Jef Desbecker - A true backcountry adventure icon
In a cost-of-living crisis Kiwi American backcountry adventurer Jef Desbecker is just the guy you need around. A self-professed ‘professional ski bum’ in his younger days, Jef wound his way all over the US using skills and savvy he’d learned along the way to carve a lifestyle on snow and rivers.
Despite being kicked out of several high schools during a rebellious streak, Jef realised he needed an education, completing a four-year environmental science degree in three years.
Raised near Buffalo, New York, with its brutal winters, Jef was mentored by a kind farming neighbour who taught him practical do-it-yourself skills. “He taught me so much. I’d sit on the fender of his tractor for hours.”
“My parents split, and Mum moved us to the country where she was into organic gardening long before it was heard of,” he says.
By 15, with the wild 60s raging, Jef rebelled, taking his long hair and bell bottom trousers to California, getting right amongst the hippie movement, and skiing in Boulder, Colorado.
After a bout of hepatitis, he opted out, choosing to study in Salt Lake City gaining straight A’s while also learning to fly, gaining his private pilot’s licence. “An hour in a plane cost me $7.50 and an instructor $15.”
Skiing was another passion. “By my third year I could do school three days a week and ski four.” His marks had won him scholarship grants and he cleaned toilets at night to maintain his lifestyle.
By 1976 he’d discovered road cycling and bought a treadle sewing machine, putting his mother’s sewing skills to use making panniers, a backpack, tent, and thick down sleeping bag. “I knew nothing about cycling but rode off through The Rockies to California and down to Mexico.”
By 1979-80 Jef had discovered telemark skiing in Idaho.
He was hooked, joining a backcountry Nordic Ski Patrol, building snow caves at minus30degF.
After his tent home collapsed he found a local disused barn loft, living in those for four winters with a candle and thick down sleeping bag. “I learned to tell the time by the stars, and how to keep moving to stay warm.”
While hitching, a guy in a Chevy Suburban picked him up, changing everything. Bob Pruitt introduced him to the “very on the edge” hang-gliding world and the big wigs of the fledgling new industry.
“I was so taken. They were going up and hooking into thermals, soaring on ridge lifts.”
Jef then worked in a hang-glider factory in Albuquerque and slept rough in the snow at the base of the local skifield.
A skiing flip went wrong, landing the first of two serious broken necks, so he headed home to work for the farmer, his mobile hang-gliding school truck in tow.
Next he biked and hitched across the US with a girlfriend, helping build condos in Avon, Colorado, while Beaver Creek Ski Area was under construction. “We lived in a teepee in 5-foot of snow with her young son and dog, cooking over the fire. It was minus 20degF at night.” Jef built an in-ground fridge box to keep food from freezing.

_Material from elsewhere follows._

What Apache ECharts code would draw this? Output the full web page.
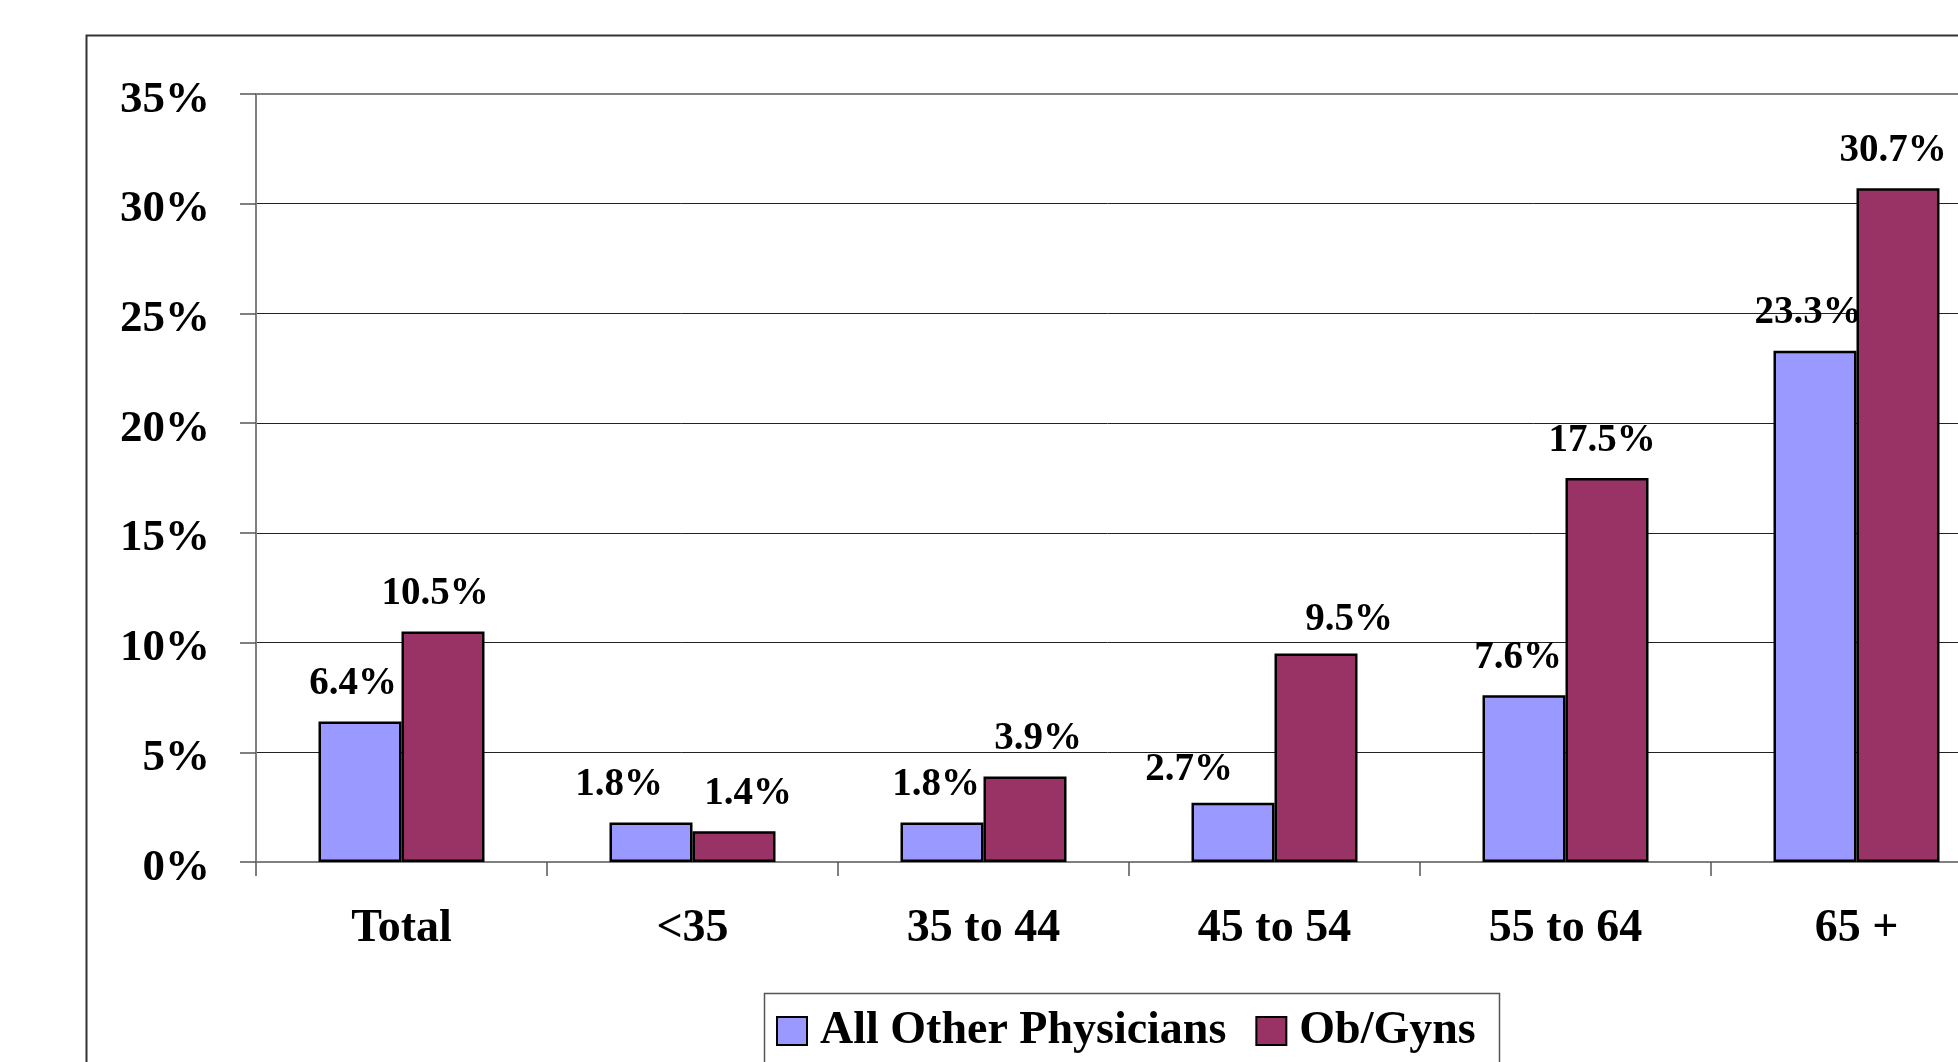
<!DOCTYPE html>
<html>
<head>
<meta charset="utf-8">
<script src="https://cdn.jsdelivr.net/npm/echarts@6/dist/echarts.min.js"></script>
<style>
html,body{margin:0;padding:0;background:#fff;}
#chart{width:1958px;height:1062px;}
</style>
</head>
<body>
<div id="chart"></div>
<script>
// ---- data ----
const categories = ['Total', '<35', '35 to 44', '45 to 54', '55 to 64', '65 +'];
const seriesNames = ['All Other Physicians', 'Ob/Gyns'];
const otherPhysicians = [6.4, 1.8, 1.8, 2.7, 7.6, 23.3];
const obGyns = [10.5, 1.4, 3.9, 9.5, 17.5, 30.7];
const yTicks = [0, 5, 10, 15, 20, 25, 30, 35];

// ---- label nudges (layout only) ----
const otherLabelNudge = [[-7, 0], [-32, 0], [-6, 0], [-44, 5], [-6, 0], [-7, 0]];
const obLabelNudge = [[-8, 0], [14, 0], [13, 0], [33, 4], [-5, 0], [-5, 0]];

const FONT = 'Liberation Serif';
const chart = echarts.init(document.getElementById('chart'), null, {renderer: 'canvas'});

function buildData(values, nudges) {
  return values.map((v, i) => ({value: v, label: {offset: nudges[i]}}));
}

const labelCfg = {
  show: true,
  position: 'top',
  distance: 18,
  formatter: '{c}%',
  fontFamily: FONT,
  fontWeight: 'bold',
  fontSize: 39,
  color: '#000'
};

const option = {
  animation: false,
  backgroundColor: '#fff',
  textStyle: {fontFamily: FONT, fontWeight: 'bold', color: '#000'},
  grid: {
    left: 256, right: -44, top: 94, bottom: 200,
    outerBoundsMode: 'none',
    containLabel: false,
    show: true, borderColor: '#808080', borderWidth: 2, backgroundColor: 'transparent'
  },
  legend: {
    left: 776, top: 1008,
    itemWidth: 30, itemHeight: 28,
    itemGap: 29,
    icon: 'rect',
    padding: 0,
    textStyle: {fontFamily: FONT, fontWeight: 'bold', fontSize: 46, color: '#000', padding: [0, 0, 0, 8]},
    itemStyle: {borderColor: '#000', borderWidth: 2},
    data: seriesNames
  },
  xAxis: {
    type: 'category',
    data: categories,
    boundaryGap: true,
    axisLine: {show: true, lineStyle: {color: '#808080', width: 2}},
    axisTick: {show: true, length: 14, lineStyle: {color: '#555', width: 1.5}},
    axisLabel: {fontFamily: FONT, fontWeight: 'bold', fontSize: 46, color: '#000', margin: 44, interval: 0}
  },
  yAxis: {
    type: 'value',
    min: yTicks[0], max: yTicks[yTicks.length - 1], interval: 5,
    axisLine: {show: true, lineStyle: {color: '#808080', width: 2}},
    axisTick: {show: true, length: 16, lineStyle: {color: '#555', width: 1.5}},
    axisLabel: {fontFamily: FONT, fontWeight: 'bold', fontSize: 45, color: '#000', margin: 46,
                verticalAlign: 'top', lineHeight: 12, formatter: '{value}%'},
    splitLine: {show: true, lineStyle: {color: ['#222', '#222', '#222', '#222', '#222', '#222', '#222', '#808080'], width: 1}}
  },
  graphic: [
    {type: 'rect', left: 84, top: 33, z: -10, silent: true,
     shape: {x: 0, y: 0, width: 2000, height: 1200},
     style: {fill: 'none', stroke: '#333', lineWidth: 2}},
    {type: 'rect', left: 762, top: 991, z: -10, silent: true,
     shape: {x: 0, y: 0, width: 735, height: 200},
     style: {fill: 'none', stroke: '#555', lineWidth: 1.5}}
  ],
  series: [
    {
      name: seriesNames[0], type: 'bar', barWidth: 83, barGap: '0%',
      itemStyle: {color: '#9999FF', borderColor: '#000', borderWidth: 2.5},
      label: labelCfg,
      data: buildData(otherPhysicians, otherLabelNudge)
    },
    {
      name: seriesNames[1], type: 'bar', barWidth: 83, barGap: '0%',
      itemStyle: {color: '#993366', borderColor: '#000', borderWidth: 2.5},
      label: labelCfg,
      data: buildData(obGyns, obLabelNudge)
    }
  ]
};
chart.setOption(option);
</script>
</body>
</html>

Later, he discovered river rafting in Moab, Utah, learning to guide multi-day trips on the Colorado River, upstream from the Grand Canyon.
Jef had featured on the cover of top US ski magazines, and NZ had always beckoned so he wooed top American sponsors, heading down under, seven duffle bags in tow. On arrival he immediately made his way to the NZ Ski Show in Auckland where all the right connections were made.
“Queenstown seemed like the main resort and a girl, named Robina, met us at the bus giving us her rumpus room.” “One thing led to another” and they’ve been together for 38 years.
Jef and mate Whitney Thurlow introduced Queenstown to telemarking - instructing and running courses. For almost 20 years Jef also worked as a heli-ski and backcountry ski guide locally.
He and Robina bought farmland on the Crown Terrace which they lived off.
Since then, they’ve developed two local purpose-built buildings for ZigZagZoo Childcare Centres, helping fund many more international adventures.
Jef’s traversed Wrangell-St-Elias wilderness, pulling sleds on metal-edged cross-country skis for seven weeks, camping on glaciers, covering 400kms, doing a similar expedition up a Pakistani glacier to the base of K2.
At 70 he just completed his fourth whitewater rafting trip down the Grand Canyon, which still leaves him fizzing.
So will he ever retire? “What from?” he laughs. “I’ve never had a job. It’s all just fun.”